# Hand Auger- Sharpen Blades vs New Blades



## pheasantphool (Nov 30, 2007)

I have a 6" Mora auger and have recently sharpened the blades used a grinder as well as a soapstone. It seems to be cutting well but I wonder if getting brand new blades would be any sharper. Anyone have any experience with this?


----------



## Grandpa D (Sep 7, 2007)

Get a set of new blades and keep your old blades as back-up.


----------



## duneman101 (Nov 6, 2009)

i agree or have your old blades professionally sharpened, quality sharp blades are the difference in cutting a whole in 10 min or 45 min...


----------



## pheasantphool (Nov 30, 2007)

Bought new blades and it is like night and day. I would highly recommend buying a new set even though they seem kind of pricey.


----------



## Grandpa D (Sep 7, 2007)

I found this to be true, the hard way.
New blades are great!


----------



## wyogoob (Sep 7, 2007)

IMO new blades. 

If the auger is slightly bent new blades won't help any.


----------



## neverdrawn (Jan 3, 2009)

I've never had luck sharpening the blades. Even bought a sharpener designed for ice augers.
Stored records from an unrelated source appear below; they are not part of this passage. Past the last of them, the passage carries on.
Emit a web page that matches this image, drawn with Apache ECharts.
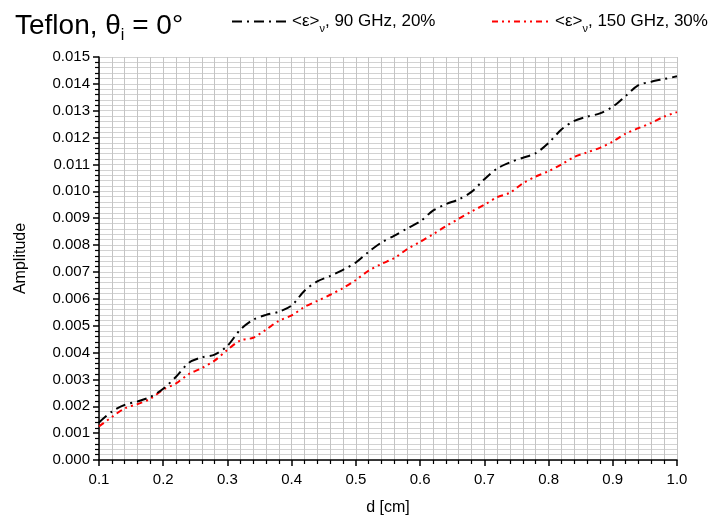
<!DOCTYPE html>
<html>
<head>
<meta charset="utf-8">
<script src="https://cdn.jsdelivr.net/npm/echarts@6/dist/echarts.min.js"></script>
<style>
  html, body { margin: 0; padding: 0; background: #fff; }
  #chart { width: 724px; height: 525px; }
</style>
</head>
<body>
<div id="chart"></div>
<script>
// thickness d [cm], step 0.02
const dValues = [0.10, 0.12, 0.14, 0.16, 0.18, 0.20, 0.22, 0.24, 0.26, 0.28,
  0.30, 0.32, 0.34, 0.36, 0.38, 0.40, 0.42, 0.44, 0.46, 0.48,
  0.50, 0.52, 0.54, 0.56, 0.58, 0.60, 0.62, 0.64, 0.66, 0.68,
  0.70, 0.72, 0.74, 0.76, 0.78, 0.80, 0.82, 0.84, 0.86, 0.88,
  0.90, 0.92, 0.94, 0.96, 0.98, 1.00];
// amplitude x 1e-3
const amp90 = [1.40, 1.80, 2.05, 2.18, 2.35, 2.65, 3.10, 3.62, 3.82, 3.92,
  4.25, 4.85, 5.22, 5.40, 5.52, 5.75, 6.30, 6.65, 6.85, 7.08,
  7.35, 7.75, 8.10, 8.35, 8.62, 8.88, 9.28, 9.52, 9.70, 9.98,
  10.45, 10.85, 11.08, 11.25, 11.42, 11.80, 12.30, 12.62, 12.78, 12.90,
  13.15, 13.55, 13.95, 14.08, 14.18, 14.28];
const amp150 = [1.25, 1.60, 1.92, 2.08, 2.28, 2.62, 2.85, 3.20, 3.42, 3.70,
  4.10, 4.45, 4.55, 4.85, 5.18, 5.38, 5.70, 5.92, 6.15, 6.40,
  6.70, 7.05, 7.30, 7.52, 7.85, 8.12, 8.40, 8.70, 8.98, 9.25,
  9.50, 9.78, 9.95, 10.30, 10.55, 10.75, 11.00, 11.28, 11.45, 11.62,
  11.85, 12.15, 12.35, 12.55, 12.78, 12.95];
const seriesNames = ['<ε>{sub|ν}, 90 GHz, 20%', '<ε>{sub|ν}, 150 GHz, 30%'];

const font = 'Liberation Sans';
const toPairs = arr => dValues.map((d, i) => [d, arr[i] / 1000]);

const legendText = {
  fontFamily: font,
  fontSize: 17,
  color: '#000',
  rich: {
    sub: { fontFamily: font, fontSize: 11, color: '#000', padding: [14, 0, 0, 0] }
  }
};

const chart = echarts.init(document.getElementById('chart'), null, { renderer: 'canvas' });
chart.setOption({
  animation: false,
  backgroundColor: '#fff',
  title: {
    text: 'Teflon, θ{sub|i} = 0°',
    left: 10,
    top: 3,
    textStyle: {
      fontFamily: font,
      fontSize: 28,
      fontWeight: 'normal',
      color: '#000',
      rich: {
        sub: { fontFamily: font, fontSize: 16, color: '#000', padding: [20, 0, 0, 0] }
      }
    }
  },
  legend: [
    {
      data: [seriesNames[0]],
      left: 226,
      top: 8,
      itemWidth: 55,
      itemHeight: 10,
      itemStyle: { opacity: 0 },
      textStyle: legendText,
      formatter: n => n
    },
    {
      data: [seriesNames[1]],
      left: 486,
      top: 8,
      itemWidth: 58,
      itemHeight: 10,
      itemStyle: { opacity: 0 },
      textStyle: legendText,
      formatter: n => n
    }
  ],
  grid: { left: 99, right: 47, top: 57, bottom: 65 },
  xAxis: {
    type: 'value',
    min: 0.1,
    max: 1.0,
    interval: 0.1,
    name: 'd [cm]',
    nameLocation: 'middle',
    nameGap: 40,
    nameTextStyle: { fontFamily: font, fontSize: 16, color: '#000' },
    axisLine: { show: true, onZero: false, lineStyle: { color: '#000', width: 1.5 } },
    axisTick: { show: true, length: 6, lineStyle: { color: '#000', width: 1.5 } },
    minorTick: { show: true, splitNumber: 5, length: 4, lineStyle: { color: '#000', width: 1.2 } },
    axisLabel: {
      fontFamily: font, fontSize: 15, color: '#000', margin: 12,
      formatter: v => v.toFixed(1)
    },
    splitLine: { show: true, lineStyle: { color: '#c4c4c4', width: 1 } },
    minorSplitLine: { show: true, lineStyle: { color: '#c4c4c4', width: 1 } }
  },
  yAxis: {
    type: 'value',
    min: 0,
    max: 0.015,
    interval: 0.001,
    name: 'Amplitude',
    nameLocation: 'middle',
    nameGap: 70,
    nameTextStyle: { fontFamily: font, fontSize: 16, color: '#000' },
    axisLine: { show: true, lineStyle: { color: '#000', width: 1.5 } },
    axisTick: { show: true, length: 6, lineStyle: { color: '#000', width: 1.5 } },
    minorTick: { show: true, splitNumber: 5, length: 4, lineStyle: { color: '#000', width: 1.2 } },
    axisLabel: {
      fontFamily: font, fontSize: 15, color: '#000', margin: 9,
      formatter: v => v.toFixed(3)
    },
    splitLine: { show: true, lineStyle: { color: '#d2d2d2', width: 1 } },
    minorSplitLine: { show: true, lineStyle: { color: '#d2d2d2', width: 1 } }
  },
  series: [
    {
      name: seriesNames[0],
      type: 'line',
      data: toPairs(amp90),
      smooth: 0.3,
      showSymbol: false,
      symbol: 'none',
      color: '#000',
      lineStyle: { color: '#000', width: 2, type: [10, 5, 2, 5] },
      z: 3
    },
    {
      name: seriesNames[1],
      type: 'line',
      data: toPairs(amp150),
      smooth: 0.3,
      showSymbol: false,
      symbol: 'none',
      color: '#ff0000',
      lineStyle: { color: '#ff0000', width: 2, type: [6, 4, 2, 4, 2, 4] },
      z: 2
    }
  ]
});
</script>
</body>
</html>
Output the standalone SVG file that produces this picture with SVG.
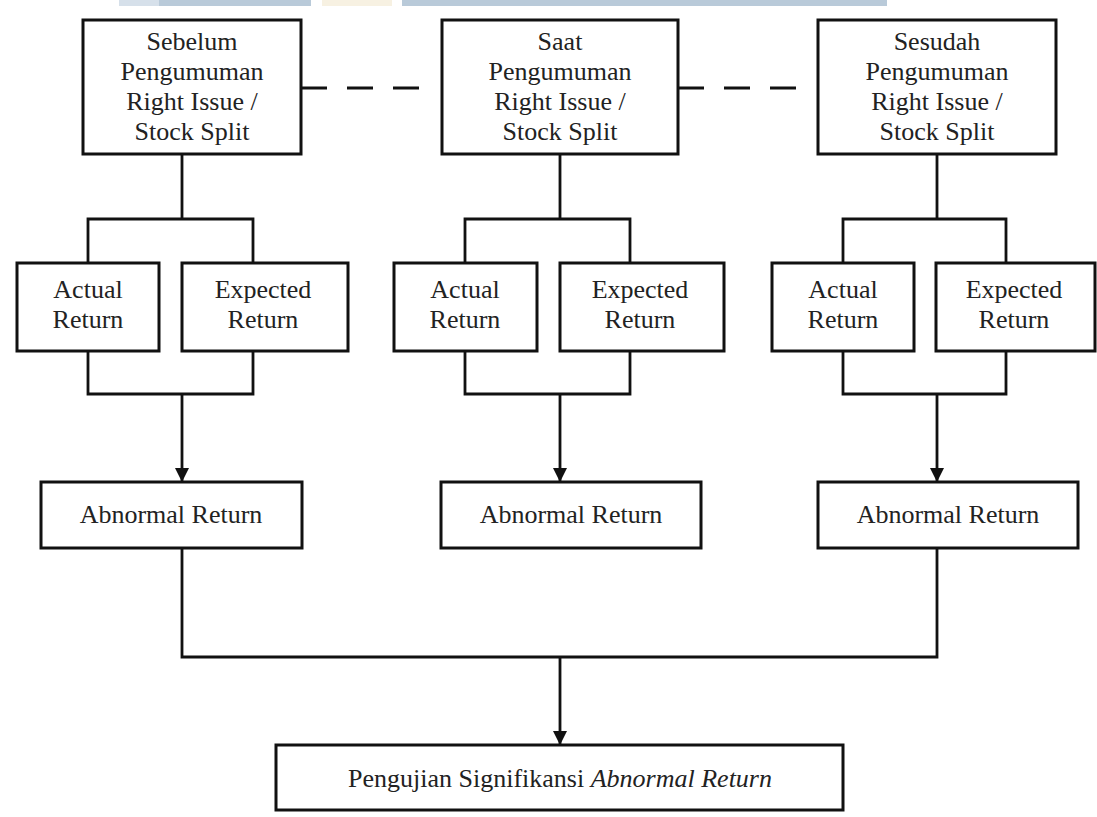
<svg xmlns="http://www.w3.org/2000/svg" width="1097" height="817" viewBox="0 0 1097 817">
<style>
.box{fill:#fff;stroke:#111;stroke-width:3}
.ln{fill:none;stroke:#111;stroke-width:2.8}
.dash{fill:none;stroke:#111;stroke-width:2.8;stroke-dasharray:26 20}
text{font-family:"Liberation Serif","Times New Roman",serif;font-size:26px;fill:#222;text-anchor:middle}
</style>
<defs>
<marker id="arr" markerWidth="16" markerHeight="16" refX="14" refY="7" orient="auto" markerUnits="userSpaceOnUse">
<path d="M0,0 L14,7 L0,14 Z" fill="#111"/>
</marker>
</defs>
<rect width="1097" height="817" fill="#fff"/>
<g id="band">
<rect x="119" y="0" width="40" height="6" fill="#d6e0ea"/>
<rect x="159" y="0" width="152" height="6" fill="#b9cad9"/>
<rect x="322" y="0" width="70" height="6" fill="#f7f1e2"/>
<rect x="402" y="0" width="485" height="6" fill="#b9cad9"/>
</g>
<g id="connectors">
<path class="dash" d="M301,88 H420"/>
<path class="dash" d="M678,88 H797"/>
<path class="ln" d="M182,154 V219 M88,263 V219 H253 V263"/>
<path class="ln" d="M88,351 V394 H253 V351"/>
<path class="ln" d="M182,394 V482" marker-end="url(#arr)"/>
<path class="ln" d="M560,154 V219 M465,263 V219 H630 V263"/>
<path class="ln" d="M465,351 V394 H630 V351"/>
<path class="ln" d="M560,394 V482" marker-end="url(#arr)"/>
<path class="ln" d="M937,154 V219 M843,263 V219 H1006 V263"/>
<path class="ln" d="M843,351 V394 H1006 V351"/>
<path class="ln" d="M937,394 V482" marker-end="url(#arr)"/>
<path class="ln" d="M182,548 V657 H937 V548"/>
<path class="ln" d="M560,657 V745" marker-end="url(#arr)"/>
</g>
<g id="sebelum">
<rect class="box" x="83" y="20" width="218" height="134"/>
<text x="192" y="50">Sebelum</text>
<text x="192" y="80">Pengumuman</text>
<text x="192" y="110">Right Issue /</text>
<text x="192" y="140">Stock Split</text>
</g>
<g id="saat">
<rect class="box" x="442" y="20" width="236" height="134"/>
<text x="560" y="50">Saat</text>
<text x="560" y="80">Pengumuman</text>
<text x="560" y="110">Right Issue /</text>
<text x="560" y="140">Stock Split</text>
</g>
<g id="sesudah">
<rect class="box" x="818" y="20" width="238" height="134"/>
<text x="937" y="50">Sesudah</text>
<text x="937" y="80">Pengumuman</text>
<text x="937" y="110">Right Issue /</text>
<text x="937" y="140">Stock Split</text>
</g>
<g id="actual1">
<rect class="box" x="17" y="263" width="142" height="88"/>
<text x="88" y="298">Actual</text>
<text x="88" y="328">Return</text>
</g>
<g id="expected1">
<rect class="box" x="182" y="263" width="166" height="88"/>
<text x="263" y="298">Expected</text>
<text x="263" y="328">Return</text>
</g>
<g id="actual2">
<rect class="box" x="394" y="263" width="143" height="88"/>
<text x="465" y="298">Actual</text>
<text x="465" y="328">Return</text>
</g>
<g id="expected2">
<rect class="box" x="560" y="263" width="164" height="88"/>
<text x="640" y="298">Expected</text>
<text x="640" y="328">Return</text>
</g>
<g id="actual3">
<rect class="box" x="772" y="263" width="142" height="88"/>
<text x="843" y="298">Actual</text>
<text x="843" y="328">Return</text>
</g>
<g id="expected3">
<rect class="box" x="936" y="263" width="159" height="88"/>
<text x="1014" y="298">Expected</text>
<text x="1014" y="328">Return</text>
</g>
<g id="abnormal1">
<rect class="box" x="41" y="482" width="261" height="66"/>
<text x="171" y="523">Abnormal Return</text>
</g>
<g id="abnormal2">
<rect class="box" x="441" y="482" width="260" height="66"/>
<text x="571" y="523">Abnormal Return</text>
</g>
<g id="abnormal3">
<rect class="box" x="818" y="482" width="260" height="66"/>
<text x="948" y="523">Abnormal Return</text>
</g>
<g id="pengujian">
<rect class="box" x="276" y="745" width="567" height="65"/>
<text x="560" y="787">Pengujian Signifikansi <tspan font-style="italic">Abnormal Return</tspan></text>
</g>
</svg>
The money would have been better spent invested in a new set of blades.


----------



## Hardwater (Sep 14, 2007)

You could let a professional sharpen for you...last I asked at Lorenz it was $10-15 bucks for ice auger and guaranteed factory sharp. Check out http://www.llorenz.com/ They are right on 300 S. in SLC. He took care of some butchering knives for a family member...service is great and results are astounding.


----------



## Hardwater (Sep 14, 2007)

I just discovered...they have some short Youtube videos on knives and sharpening you can view by clicking their "Sharpening" tab.


----------



## OPED (Jan 24, 2009)

New blades hands down. I too made the same mistake of trying to sharpen them only to find it a big waste of time.


----------